Nel docufilm “Guido Harari, sguardi randagi” definisci il periodo del tuo inizio come straordinario, dove ogni occasione è stata una possibilità per acquisire esperienza. Oggi essere autodidatta o avere un tempo lento per imparare lavorando sembra quasi una chimera. Quale consiglio dai al Guido Harari ragazzino oggi appassionato di musica e di fotografia?

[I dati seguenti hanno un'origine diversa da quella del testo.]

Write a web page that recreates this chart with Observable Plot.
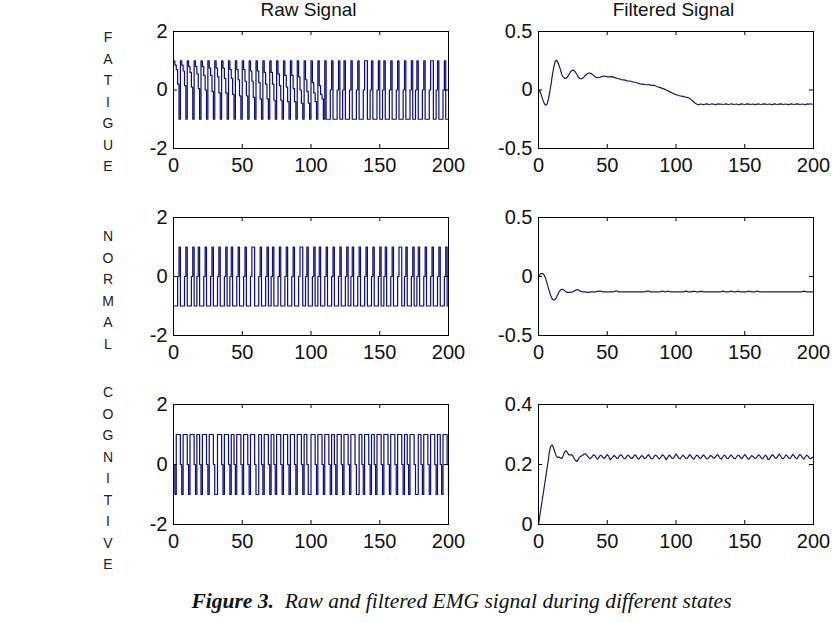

Scoprire rapidamente e coltivare sempre la propria scintilla interiore. Mantenersi elastici per accogliere le sfide che ci mettono di continuo alla prova e comprendere le potenzialità sempre nuove e diverse che la vita ci offre di continuo. Coltivare la curiosità che è poi la capacità di cambiare, cioè il più grande lusso che dobbiamo permetterci per sentirci vivi”.
L’ARTISTA

LA GALLERY
INFO
www.wallofsoundgallery.com
cavernamagicaharari.com
NOTA A MARGINE
La citazione di Lou Reed presa in prestito per il titolo di questa intervista è estrapolata dal docufilm “Guido Harari, sguardi randagi” del regista Daniele Cini e disponibile sulla piattaforma di raiplay, oltre a essere itinerante in diverse città italiane. Nel docufilm lo sguardo del fotografo passa dal raccontare al raccontarsi, grazie anche al contributo di storiche testimonianze di artisti straordinari che sono stati da lui immortalati.